Changsha street food is among China's most boldly flavored, most atmospheric, and most overlooked culinary experiences. In a country that has gifted the world with extraordinary regional cuisines, Changsha — the capital of Hunan province — holds a place of particular fire. Visiting at suppertime, when the street stalls come alive and the night air fills with chili smoke and the percussion of woks, is to understand why this city has always produced people of strong conviction and stronger appetite.
Changsha's food culture is defined by the Hunanese appetite for intense, complex heat — a different kind of spice from Sichuan's numbing ma la, more straightforwardly confrontational, layered with the fermented depth of aged chili sauces and the brightness of fresh peppers. The city takes its food seriously in the way that all cities with powerful culinary identities do: as a matter of local pride, regional identity, and daily pleasure.
The variety is extraordinary: stir-fried pork with fresh chili peppers (the great Hunan classic), sugar orange-glazed ribs, spicy crayfish, fried stinky tofu with its paradoxical richness, rice noodles dressed in thick chili sauce, lamb skewers smoking over charcoal. Each dish is its own small argument — assertive, confident, unwilling to be mild.

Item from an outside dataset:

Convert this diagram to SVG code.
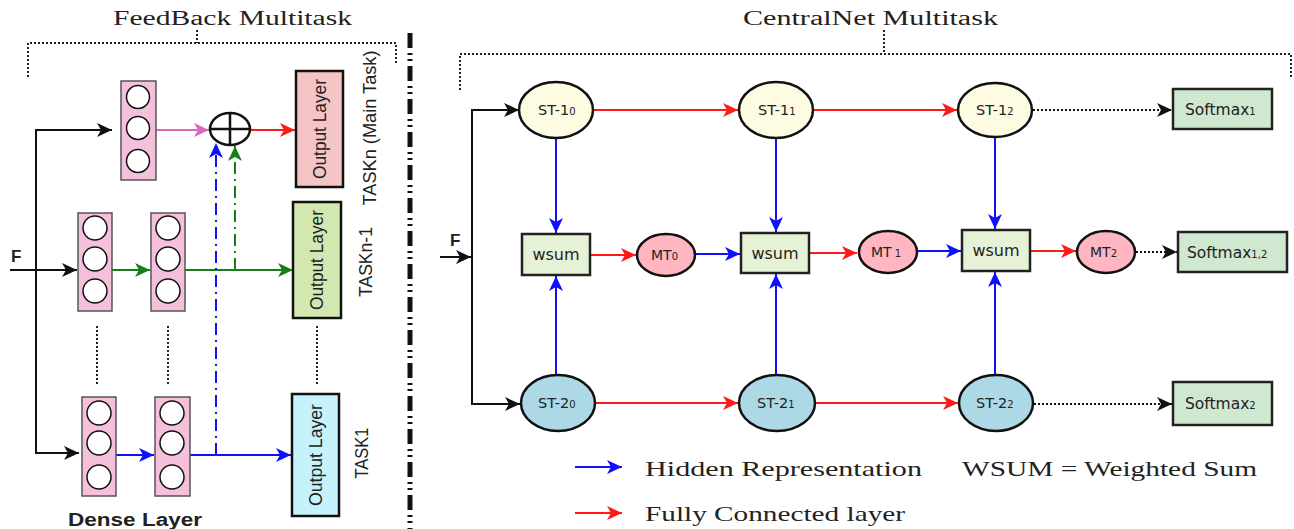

Changsha at suppertime is one of China's great urban experiences. The city wakes up in the evening in a way that surprises visitors who associate Chinese cities primarily with morning energy. Hunan has a strong culture of the late meal, the after-dark gathering, the suppertime that stretches past midnight. The streets of Pozi Street (Pozi Jie) and the riverside areas near Juzizhou Island fill with people as the sun goes down — and stay full until long after most other Chinese cities have wound down.
The atmosphere is festive without being raucous, communal in the way that food cultures at their best are communal: strangers sharing tables, conversations crossing between groups, the particular noise of a street where multiple cooking methods are operating simultaneously — oil spitting, charcoal hissing, steam venting, the metallic rhythm of a wok being cleaned with a wet cloth between orders.
Changsha is a city with a strong food culture. There is something uncompromising about Hunan cooking; it does not soften its flavors for outside palates. It does not offer a diluted version of itself.
This culinary self-confidence is a form of cultural pride, and it makes Changsha's food scene not merely delicious but philosophically interesting. A city that seasons its food like a manifesto is a city that believes in itself — and that belief creates a particular kind of social energy on the streets at night.
For a writer of magical realism, Changsha's suppertime streets are an archive of story material. The combination of sensory intensity, social density, and the particular permissions of the night creates conditions where the ordinary and the extraordinary feel very close together.
The chili sauce itself — Changsha's most iconic culinary product — becomes, in The Speculators & Other Short Stories, something more than a condiment. It carries within it the accumulated heat of a culture, a region, a particular relationship to pleasure and endurance.
Exploring Changsha's streets at night, we found that the city's energy seemed to press stories outward from its crowds. Characters arrived in the smoke and the shouted orders and the laughter across crowded tables: people with strong appetites and strong feelings, living in a city that had always encouraged both.